Objectives of the annual program are:
- Assess the state of water quality in the open lake basins (water greater than 30 meters in depth, or greater than 3 miles from shore.)
- Provide data to detect and evaluate trends and annual changes in chloride, nitrate nitrogen, silica, phytoplankton, total phosphorus, chlorophyll a, and secchi disc depth.
- Provide data sufficient to verify or modify water quality models.
- Provide data to calculate the Trophic Index of each lake.
Overview of Results
Chloride
Anthropogenic (human generated) input of chloride compounds (brines, road salt) has
resulted in increased chloride ion concentrations in the Great Lakes. In Lake Michigan,
the observed chloride ion concentration continues to increase at a slow rate of about 0.1
mg/l/year. Models predict increasing chloride ion concentrations in Lake Ontario, Erie,
Michigan, Huron and Superior over the next 500 years. Chloride inputs to Lake Huron and
Lake Erie have apparently decreased over the last twenty years resulting in lower chloride
levels in Lakes Erie and Ontario.
Table1. Chloride changes from Richardson and Rockwell,
Chloride pollution of the Great Lakes,
(in preparation, data from GLNPO's annual spring program.)

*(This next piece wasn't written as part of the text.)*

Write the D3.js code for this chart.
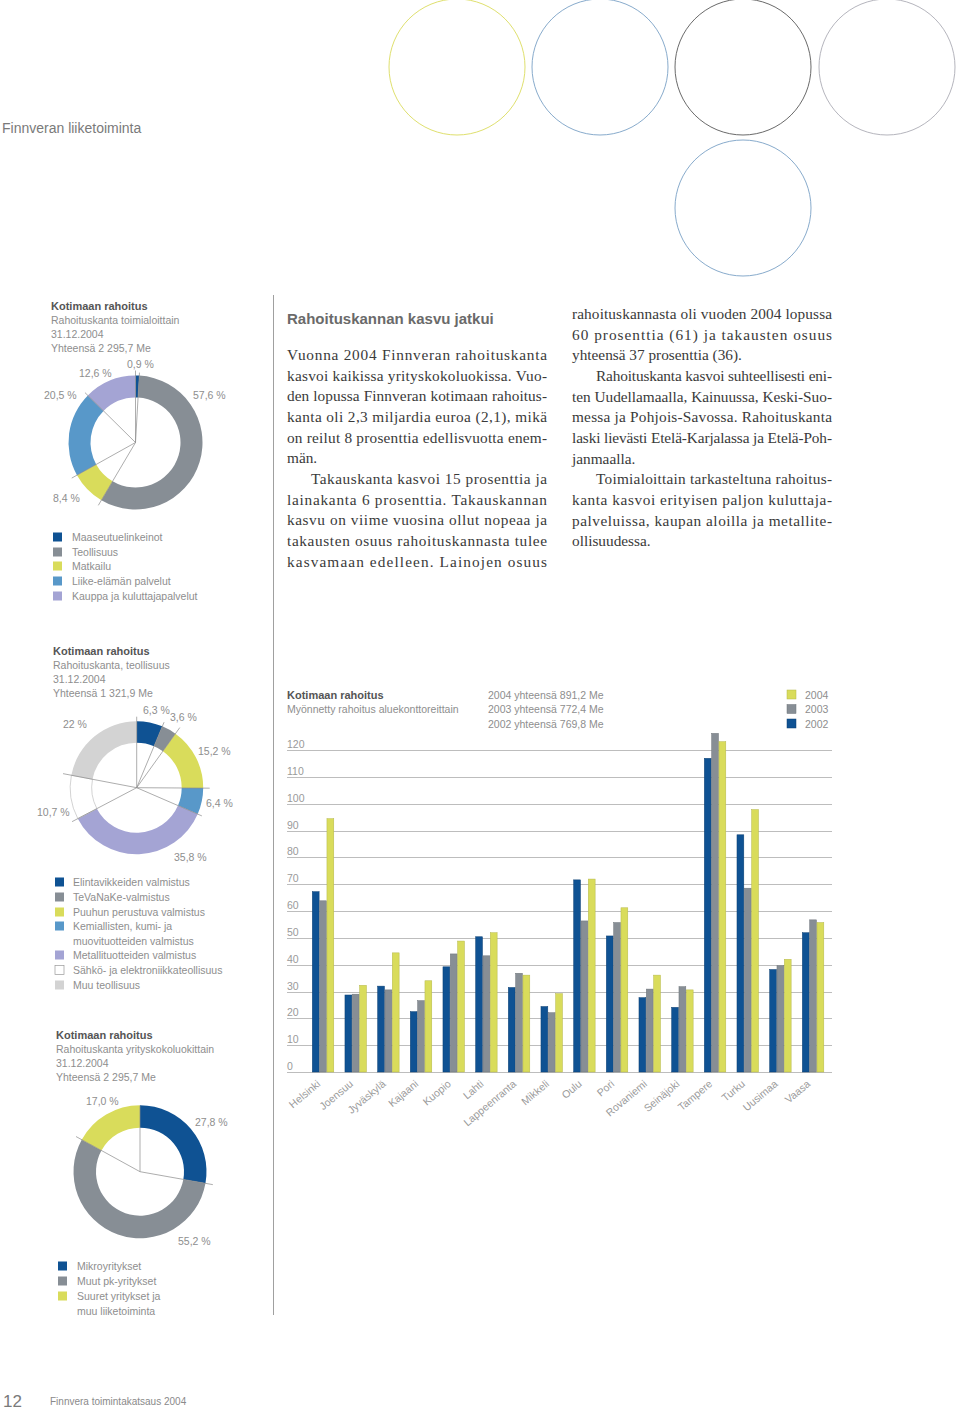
<!DOCTYPE html>
<html><head><meta charset="utf-8">
<script src="https://cdn.jsdelivr.net/npm/d3@7/dist/d3.min.js"></script>
<style>
html,body{margin:0;padding:0;background:#fff;}
svg text{font-family:"Liberation Sans",Arial,sans-serif;}
</style></head>
<body><svg id="page" width="960" height="1410"></svg>
<script>
// ---------- DATA ----------
const toimialaCats = ["Maaseutuelinkeinot","Teollisuus","Matkailu","Liike-elämän palvelut","Kauppa ja kuluttajapalvelut"];
const toimialaVals = [0.9, 57.6, 8.4, 20.5, 12.6];
const toimialaLabels = ["0,9 %","57,6 %","8,4 %","20,5 %","12,6 %"];

const teollCats = ["Elintavikkeiden valmistus","TeVaNaKe-valmistus","Puuhun perustuva valmistus","Kemiallisten, kumi- ja|muovituotteiden valmistus","Metallituotteiden valmistus","Sähkö- ja elektroniikkateollisuus","Muu teollisuus"];
const teollVals = [6.3, 3.6, 15.2, 6.4, 35.8, 10.7, 22];
const teollLabels = ["6,3 %","3,6 %","15,2 %","6,4 %","35,8 %","10,7 %","22 %"];

const kokoCats = ["Mikroyritykset","Muut pk-yritykset","Suuret yritykset ja|muu liiketoiminta"];
const kokoVals = [27.8, 55.2, 17.0];
const kokoLabels = ["27,8 %","55,2 %","17,0 %"];

const regions = ["Helsinki","Joensuu","Jyväskylä","Kajaani","Kuopio","Lahti","Lappeenranta","Mikkeli","Oulu","Pori","Rovaniemi","Seinäjoki","Tampere","Turku","Uusimaa","Vaasa"];
const years = ["2002","2003","2004"];
const v2002 = [67.2, 28.7, 32.0, 22.5, 39.2, 50.4, 31.5, 24.4, 71.6, 50.7, 27.7, 24.1, 116.9, 88.4, 38.2, 51.9];
const v2003 = [63.8, 29.0, 30.6, 26.6, 44.0, 43.3, 36.8, 22.1, 56.3, 55.7, 30.9, 31.8, 126.2, 68.5, 39.6, 56.7];
const v2004 = [94.4, 32.3, 44.4, 34.0, 48.8, 51.9, 36.1, 29.2, 71.9, 61.2, 36.1, 30.6, 123.1, 97.8, 42.0, 55.7];
const yTicks = [0,10,20,30,40,50,60,70,80,90,100,110,120];
const totals = ["2004 yhteensä 891,2 Me","2003 yhteensä 772,4 Me","2002 yhteensä 769,8 Me"];

const col1 = [
 ["Vuonna 2004 Finnveran rahoituskanta",1,0],
 ["kasvoi kaikissa yrityskokoluokissa. Vuo-",1,0],
 ["den lopussa Finnveran kotimaan rahoitus-",1,0],
 ["kanta oli 2,3 miljardia euroa (2,1), mikä",1,0],
 ["on reilut 8 prosenttia edellisvuotta enem-",1,0],
 ["män.",0,0],
 ["Takauskanta kasvoi 15 prosenttia ja",1,1],
 ["lainakanta 6 prosenttia. Takauskannan",1,0],
 ["kasvu on viime vuosina ollut nopeaa ja",1,0],
 ["takausten osuus rahoituskannasta tulee",1,0],
 ["kasvamaan edelleen. Lainojen osuus",1,0]
];
const col2 = [
 ["rahoituskannasta oli vuoden 2004 lopussa",1,0],
 ["60 prosenttia (61) ja takausten osuus",1,0],
 ["yhteensä 37 prosenttia (36).",0,0],
 ["Rahoituskanta kasvoi suhteellisesti eni-",1,1],
 ["ten Uudellamaalla, Kainuussa, Keski-Suo-",1,0],
 ["messa ja Pohjois-Savossa. Rahoituskanta",1,0],
 ["laski lievästi Etelä-Karjalassa ja Etelä-Poh-",1,0],
 ["janmaalla.",0,0],
 ["Toimialoittain tarkasteltuna rahoitus-",1,1],
 ["kanta kasvoi erityisen paljon kuluttaja-",1,0],
 ["palveluissa, kaupan aloilla ja metallite-",1,0],
 ["ollisuudessa.",0,0]
];

// ---------- STYLE ----------
const C = {blue:"#0f5293", grey:"#878e95", yellow:"#d9dc5b", lblue:"#5898c9", lav:"#a4a4d4", lgrey:"#d3d3d3", white:"#ffffff"};
const txt = "#8e8e8e", dark = "#555";

const svg = d3.select("#page");

// decorative circles
[[457,67,"#dfe06e"],[600,67,"#88abcc"],[743,67,"#6a6a6a"],[887,67,"#b5b5bd"],[743,208,"#88abcc"]].forEach(c=>{
  svg.append("circle").attr("cx",c[0]).attr("cy",c[1]).attr("r",68).attr("fill","none").attr("stroke",c[2]).attr("stroke-width",1);
});
svg.append("text").attr("x",2).attr("y",133).attr("font-size",14).attr("fill","#7a7a7a").text("Finnveran liiketoiminta");

// divider
svg.append("line").attr("x1",273.5).attr("x2",273.5).attr("y1",295).attr("y2",1315).attr("stroke","#a0a0a0").attr("stroke-width",1);

// footer
svg.append("text").attr("x",3).attr("y",1407).attr("font-size",17).attr("fill","#7a7a7a").text("12");
svg.append("text").attr("x",50).attr("y",1405).attr("font-size",10).attr("fill","#8a8a8a").text("Finnvera toimintakatsaus 2004");

function titleBlock(x, y, lines){
  lines.forEach((t,i)=>{
    svg.append("text").attr("x",x).attr("y",y+i*14)
      .attr("font-size", i===0?11:10.5).attr("font-weight", i===0?"bold":"normal")
      .attr("fill", i===0?dark:txt).text(t);
  });
}

function donut(cfg){
  const g = svg.append("g").attr("transform",`translate(${cfg.cx},${cfg.cy})`);
  const pie = d3.pie().sort(null).value(d=>d.v);
  const arcs = pie(cfg.vals.map((v,i)=>({v, c:cfg.colors[i]})));
  const arc = d3.arc().innerRadius(cfg.ri).outerRadius(cfg.ro);
  g.selectAll("path.seg").data(arcs).join("path").attr("class","seg")
    .attr("d",arc).attr("fill",d=>d.data.c)
    .attr("stroke",d=>d.data.c==="#ffffff"?"#c8c8c8":"none").attr("stroke-width",0.8);
  const bounds = [0, ...arcs.map(a=>a.endAngle).slice(0,-1)];
  bounds.forEach((a,i)=>{
    const r = cfg.lineR[i];
    g.append("line").attr("x1",0).attr("y1",0)
      .attr("x2",Math.sin(a)*r).attr("y2",-Math.cos(a)*r)
      .attr("stroke","#8a8a8a").attr("stroke-width",0.7);
  });
  cfg.labels.forEach((t,i)=>{
    svg.append("text").attr("x",cfg.labelPos[i][0]).attr("y",cfg.labelPos[i][1])
      .attr("font-size",10.5).attr("fill",txt).text(t);
  });
  cfg.cats.forEach((c,i)=>{
    const parts = c.split("|");
    const y = cfg.legY[i];
    svg.append("rect").attr("x",cfg.legX).attr("y",y-4.5).attr("width",9).attr("height",9)
      .attr("fill",cfg.colors[i]).attr("stroke",cfg.colors[i]==="#ffffff"?"#999":"none").attr("stroke-width",0.7);
    parts.forEach((p,j)=>{
      svg.append("text").attr("x",cfg.legTX).attr("y",y+4+j*14.6).attr("font-size",10.5).attr("fill",txt).text(p);
    });
  });
}

// Donut 1
titleBlock(51, 310, ["Kotimaan rahoitus","Rahoituskanta toimialoittain","31.12.2004","Yhteensä 2 295,7 Me"]);
donut({cx:135.5, cy:442.5, ri:45, ro:67, vals:toimialaVals, colors:[C.blue,C.grey,C.yellow,C.lblue,C.lav],
  lineR:[72,70,73,73,71], labels:toimialaLabels,
  labelPos:[[127,368],[193,399],[53,502],[44,399],[79,377]],
  cats:toimialaCats, legX:53, legTX:72, legY:[537,552,566,581,596]});

// Donut 2
titleBlock(53, 655, ["Kotimaan rahoitus","Rahoituskanta, teollisuus","31.12.2004","Yhteensä 1 321,9 Me"]);
donut({cx:136.7, cy:787.7, ri:45, ro:66.5, vals:teollVals, colors:[C.blue,C.grey,C.yellow,C.lblue,C.lav,C.white,C.lgrey],
  lineR:[71,71,74,73,71,73,75], labels:teollLabels,
  labelPos:[[143,714],[170,721],[198,755],[206,807],[174,861],[37,816],[63,728]],
  cats:teollCats, legX:55, legTX:73, legY:[882,897,912,926,955,970,985]});

// Donut 3
titleBlock(56, 1039, ["Kotimaan rahoitus","Rahoituskanta yrityskokoluokittain","31.12.2004","Yhteensä 2 295,7 Me"]);
donut({cx:140, cy:1171.7, ri:44, ro:66.5, vals:kokoVals, colors:[C.blue,C.grey,C.yellow],
  lineR:[66,74,73], labels:kokoLabels,
  labelPos:[[195,1126],[178,1245],[86,1105]],
  cats:kokoCats, legX:58, legTX:77, legY:[1266,1281,1296]});

// ---------- BAR CHART ----------
const y = d3.scaleLinear().domain([0,120]).range([1072,750]);
const x = d3.scaleBand().domain(regions).range([306.7,829.4]).paddingInner(0.327).paddingOuter(0.1635);
const xs = d3.scaleBand().domain(years).range([0,x.bandwidth()]);
const series = {"2002":v2002,"2003":v2003,"2004":v2004};
const scol = {"2002":C.blue,"2003":C.grey,"2004":C.yellow};
const sstroke = {"2002":"#0b3f72","2003":"#6e747a","2004":"#b5b84a"};

const grid = svg.append("g");
yTicks.forEach(t=>{
  grid.append("line").attr("x1",287).attr("x2",832).attr("y1",Math.round(y(t))+0.5).attr("y2",Math.round(y(t))+0.5)
    .attr("stroke","#bdbdbd").attr("stroke-width",1);
  grid.append("text").attr("x",287).attr("y",y(t)-2).attr("font-size",10.5).attr("fill","#9a9a9a").text(t);
});

const bars = svg.append("g");
years.forEach(yr=>{
  bars.selectAll(null).data(regions).join("rect")
    .attr("x",(d)=>x(d)+xs(yr)+0.25).attr("width",xs.bandwidth()-0.5)
    .attr("y",(d,i)=>y(series[yr][i])).attr("height",(d,i)=>y(0)-y(series[yr][i]))
    .attr("fill",scol[yr]).attr("stroke",sstroke[yr]).attr("stroke-width",0.5);
});

svg.append("g").selectAll("text").data(regions).join("text")
  .attr("transform",d=>`translate(${x(d)+x.bandwidth()/2-2},${y(0)+13}) rotate(-40)`)
  .attr("text-anchor","end").attr("font-size",10.5).attr("fill","#9a9a9a").text(d=>d);

svg.append("text").attr("x",287).attr("y",699).attr("font-size",11).attr("font-weight","bold").attr("fill",dark).text("Kotimaan rahoitus");
svg.append("text").attr("x",287).attr("y",713).attr("font-size",10.5).attr("fill",txt).text("Myönnetty rahoitus aluekonttoreittain");
totals.forEach((t,i)=>svg.append("text").attr("x",488).attr("y",699+i*14.3).attr("font-size",10.5).attr("fill",txt).text(t));
["2004","2003","2002"].forEach((yr,i)=>{
  svg.append("rect").attr("x",787).attr("y",690+i*14.5).attr("width",9).attr("height",9).attr("fill",scol[yr]).attr("stroke",sstroke[yr]).attr("stroke-width",0.5);
  svg.append("text").attr("x",805).attr("y",698.5+i*14.5).attr("font-size",10.5).attr("fill",txt).text(yr);
});

// ---------- BODY TEXT ----------
svg.append("text").attr("x",287).attr("y",324).attr("font-size",15).attr("font-weight","bold").attr("fill","#6a6a6a").text("Rahoituskannan kasvu jatkui");
function column(x0, w, y0, lines){
  lines.forEach((l,i)=>{
    const ind = l[2]?24:0;
    const t = svg.append("text").attr("x",x0+ind).attr("y",y0+i*20.65)
      .style("font-family","'Liberation Serif','Times New Roman',serif")
      .attr("font-size",15.3).attr("fill","#3a3a3a").text(l[0]);
    if(l[1]) t.attr("textLength",w-ind).attr("lengthAdjust","spacing");
  });
}
column(287, 260, 360, col1);
column(572, 260, 319, col2);
</script></body></html>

Table 2. Chloride trends in the Great Lakes from
1983 to 2006
(data from GLNPO's annual spring program.)
Nitrate and Nitrite
Nitrate concentrations in the waters of the Great Lakes continue to increase in most
basins.
Table 3. Nitrate and Nitrite trends in the Great
Lakes from 1983 to 2006
(data from GLNPO's annual spring program.)
Silica
Dissolved reactive silica (building blocks for diatom shells) has increased significantly in Lake Michigan, and in the Eastern Basin of Lake Erie while remaining stable in the other Great Lakes. Below is a graph of lake-average silica trends. For more detail, see the maps of station-average SiO2 for the Great Lakes.
Table 4. Silica trends in the Great
Lakes from 1983 to 2006
(data from GLNPO's annual spring program.)
Phytoplankton
Phytoplankton species in Lake Erie show transitions from species associated with eutrophic conditions (heavy nutrient enrichment) to species associated with mesotrophic conditions (moderate nutrient enrichment).
Phosphorus
Phosphorus concentrations have stabilized in all of the Great Lakes except for Lake
Ontario where total phosphorus concentrations are slowly declining at a rate of 0.3 ug/l
/year. Total phosphorus concentrations are below the objectives set by the United States
and Canada in all of the Great Lakes except in Lake Erie. Lake Erie's Western Basin has
exceeded the target concentration of 15 ug/l by about 60% while both the Central and
Eastern Basins have exceeded their target concentration of 10 ug/l by about 10 to 20%.
Table 5. Total Phosphorus trends in the Great
Lakes from 1983 to 2006
(data from GLNPO's annual spring program.)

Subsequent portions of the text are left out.